Russian missiles struck the Ukrainian capital Kyiv on Sunday, a day after a key eastern city fell to pro-Russian forces in a major set-back for Ukraine and as world leaders gathered in Europe to discuss further sanctions against Moscow.
Up to four explosions rang out in central Kyiv in the early hours, in the first such attack on the city in weeks. Two more blasts were heard on the southern outskirts of the city later in the day, a Reuters reporter said.
“The Russians hit Kyiv again. Missiles damaged an apartment building and a kindergarten,” said Andriy Yermak, head of the president’s administration.
Ukraine’s police chief, Ihor Klymenko, said on national television that five people had been wounded.
As Europe’s biggest land conflict since World War Two entered its fifth month the Western alliance supporting Kyiv was starting to show signs of strain as leaders fret about the growing economic cost, including surging food and energy prices.
British Prime Minister Boris Johnson, speaking as Group of Seven leaders gathered for a summit in Germany, said the West needed to maintain a united front against Russian President Vladimir Putin.
“In order to protect that unity, in order to make it work, you’ve got to have really, really honest discussions about the implications of what’s going on, the pressures that individual friends and partners are feeling,” he told reporters.
“But the price of backing down, the price of allowing Putin to succeed, to hack off huge parts of Ukraine, to continue with his programme of conquest, that price will be far, far higher.”
Life had been returning to normal in Kyiv after fierce resistance held off Russian advances in the early phase of the war, although air raid sirens regularly sound across the city.
There had been no major strikes on Kyiv since June.
The city’s mayor, Vitali Klitschko, said on the Telegram messaging app that Sunday’s strike had partially destroyed a nine-storey apartment building and caused a fire.
“There are people under the rubble,” Klitschko said. “They have pulled out a seven-year-old girl. She is alive. Now they’re trying to rescue her mother.”
Explosions were also heard on Sunday in the central city of Cherkasy, which has been largely untouched by bombardment so far, regional governor Oleksandr Skichko said on Telegram.

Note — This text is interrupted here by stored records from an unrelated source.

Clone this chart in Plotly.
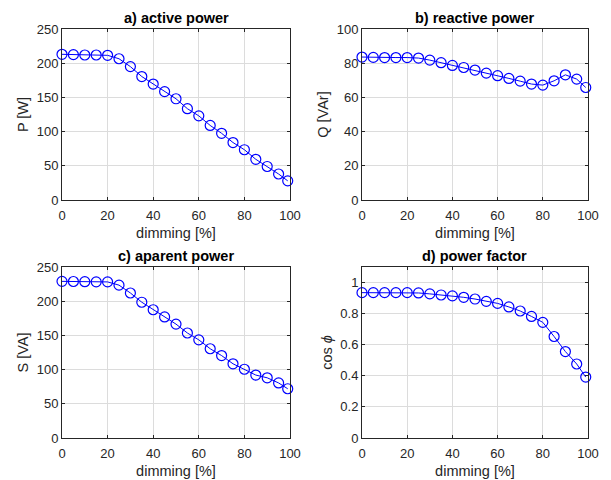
import plotly.graph_objects as go

dimming = [0, 5, 10, 15, 20, 25, 30, 35, 40, 45, 50, 55, 60, 65, 70, 75, 80, 85, 90, 95, 99]
P = [213, 212.5, 212, 212, 211.5, 206.5, 195, 180.5, 169.5, 158.5, 148, 133.5, 123, 109, 97.5, 84, 73.5, 59.5, 49, 38, 28]
Q = [83.6, 83.4, 83.3, 83.3, 83.3, 83.0, 81.8, 80.3, 78.7, 77.5, 76.0, 74.2, 72.7, 71.1, 69.5, 67.8, 67.2, 69.7, 73.2, 70.7, 65.8]
S = [229, 228.8, 228.5, 228.3, 228.2, 223.5, 212, 198.5, 187.5, 177, 166.5, 153.5, 143.5, 130.5, 120.5, 108.5, 100.5, 92, 88, 80.5, 72]
PF = [0.935, 0.935, 0.935, 0.935, 0.935, 0.933, 0.927, 0.92, 0.914, 0.905, 0.894, 0.879, 0.866, 0.843, 0.817, 0.782, 0.744, 0.653, 0.556, 0.476, 0.392]

titles = ["a) active power", "b) reactive power", "c) aparent power", "d) power factor"]
ylabels = ["P [W]", "Q [VAr]", "S [VA]", "cos <i>ϕ</i>"]
yranges = [[0, 250], [0, 100], [0, 250], [0, 1.1]]
ytickvals = [[0, 50, 100, 150, 200, 250], [0, 20, 40, 60, 80, 100], [0, 50, 100, 150, 200, 250], [0, 0.2, 0.4, 0.6, 0.8, 1]]
ytext = [None, None, None, ["0", "0.2", "0.4", "0.6", "0.8", "1"]]
series = [P, Q, S, PF]

# page body has an 8px margin, so the figure is 603x472 placed at (8, 8)
W, H = 603, 472
OFF = 8
def xd(a, b):
    return [(a - OFF) / W, (b - OFF) / W]
def yd(top, bot):
    return [1 - (bot - OFF) / H, 1 - (top - OFF) / H]

xdoms = [xd(62, 290), xd(362, 588), xd(62, 290), xd(362, 588)]
ydoms = [yd(29, 200), yd(29, 200), yd(267, 438), yd(267, 438)]

axc = "#262626"
gridc = "#dcdcdc"
font = "Liberation Sans, Arial, sans-serif"

fig = go.Figure()
for i in range(4):
    xa = "x" if i == 0 else f"x{i+1}"
    ya = "y" if i == 0 else f"y{i+1}"
    fig.add_trace(go.Scatter(
        x=dimming, y=series[i], xaxis=xa, yaxis=ya, mode="lines+markers",
        line=dict(color="#0000ff", width=1),
        marker=dict(symbol="circle-open", size=10, color="#0000ff", line=dict(width=1.2)),
        showlegend=False, cliponaxis=False))
    xkey = "xaxis" if i == 0 else f"xaxis{i+1}"
    ykey = "yaxis" if i == 0 else f"yaxis{i+1}"
    common = dict(showline=True, linecolor=axc, linewidth=1, mirror="ticks",
                  ticks="inside", ticklen=3, tickcolor=axc, showgrid=True,
                  gridcolor=gridc, gridwidth=1, zeroline=False, automargin=False,
                  tickfont=dict(family=font, size=13, color=axc))
    fig.update_layout(**{
        xkey: dict(domain=xdoms[i], anchor=ya, range=[0, 100],
                   tickvals=[0, 20, 40, 60, 80, 100], ticklabelstandoff=3,
                   title=dict(text="dimming [%]", font=dict(family=font, size=14.5, color=axc), standoff=6),
                   **common),
        ykey: dict(domain=ydoms[i], anchor=xa, range=yranges[i],
                   tickvals=ytickvals[i], ticktext=ytext[i],
                   title=dict(text=ylabels[i], font=dict(family=font, size=14.5, color=axc), standoff=4),
                   **common),
    })
    fig.add_annotation(x=(xdoms[i][0] + xdoms[i][1]) / 2, y=ydoms[i][1], xref="paper", yref="paper",
                       text=f"<b>{titles[i]}</b>", showarrow=False, xanchor="center",
                       yanchor="bottom", yshift=1,
                       font=dict(family=font, size=14.5, color="#000000"))

fig.update_layout(width=W, height=H, margin=dict(l=0, r=0, t=0, b=0, autoexpand=False),
                  paper_bgcolor="white", plot_bgcolor="white")
fig.write_html("out.html")
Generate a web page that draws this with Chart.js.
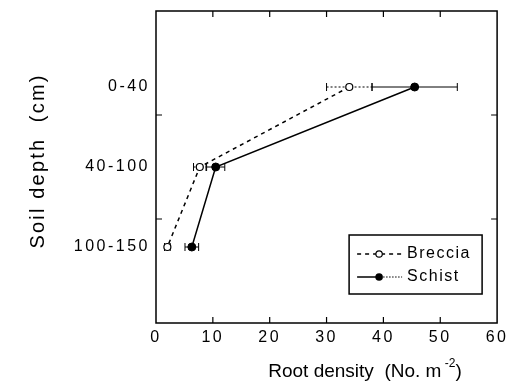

Russia denies targeting civilians, but Ukraine and the West accuse Russian forces of war crimes in a conflict that has killed thousands, sent millions fleeing the Ukraine and destroyed cities.
The strategic eastern battlefield city of Sievierodonetsk fell to pro-Russian forces on Saturday after Ukrainian troops retreated, saying there was no longer anything to defend in the ruined city after months of fierce fighting.
The fall of Sievierodonetsk is a major defeat for Kyiv as it seeks to keep control of the eastern Donbas region, a key military objective for the Kremlin.
Moscow says the Donbas’ Luhansk and Donetsk provinces, where it has backed uprisings since 2014, are independent countries. It demands Ukraine cede the entire territory of the two provinces to separatist administrations.
Russia invaded Ukraine on Feb. 24 in what the Kremlin calls a “special military operation” to ensure Russian security and denazify the Ukraine. Kyiv and the West say the invasion was nothing more than a land grab.
The war has had a huge impact on the global economy and European security, driving up gas, oil and food prices, pushing the European Union to reduce reliance on Russian energy and prompting Finland and Sweden to seek NATO membership.
Indonesian President Joko Widodo said he would urge his Russian and Ukrainian counterparts to start a dialogue during a peace-building mission to the warring countries and would ask Putin to order an immediate ceasefire.
“War has to be stopped and global food supply chains need to be reactivated,” Jokowi, as the president is popularly known, said before leaving to attend the G7 summit.
The United Nations has warned that a protracted war in Ukraine, one of the world’s major grain exporters, threatens to cause a global hunger crisis.
Seeking to further tighten the screws on Russia, G7 countries announced an import ban on new gold from Russia as they started their summit in the Bavarian Alps.
NATO leaders will hold a June 29-30 summit in Madrid.
The fall of Sievierodonetsk – once home to more than 100,000 people but now a wasteland – transforms the battlefield in the east after weeks in which Moscow’s huge advantage in firepower had yielded only slow gains.
Russia’s Interfax news agency cited a representative of pro-Russian separatist fighters saying Russian and pro-Russian forces had also entered Lysychansk across the river.
The two cities were the last major cities held by Ukrainian forces in the east.
Ukrainian President Volodymyr Zelenskiy vowed in a video address on Saturday that Ukraine would win back the cities it lost, including Sievierodonetsk.
“We don’t have a sense of how long it will last, how many more blows, losses and efforts will be needed before we see victory is on the horizon,” he said.
In the Ukrainian-held Donbas town of Pokrovsk, Elena, an elderly woman from Lysychansk in a wheelchair, was among dozens of evacuees who arrived by bus from frontline areas.
“Lysychansk, it was a horror, the last week. Yesterday we could not take it any more,” she said. “I already told my husband if I die, please bury me behind the house.”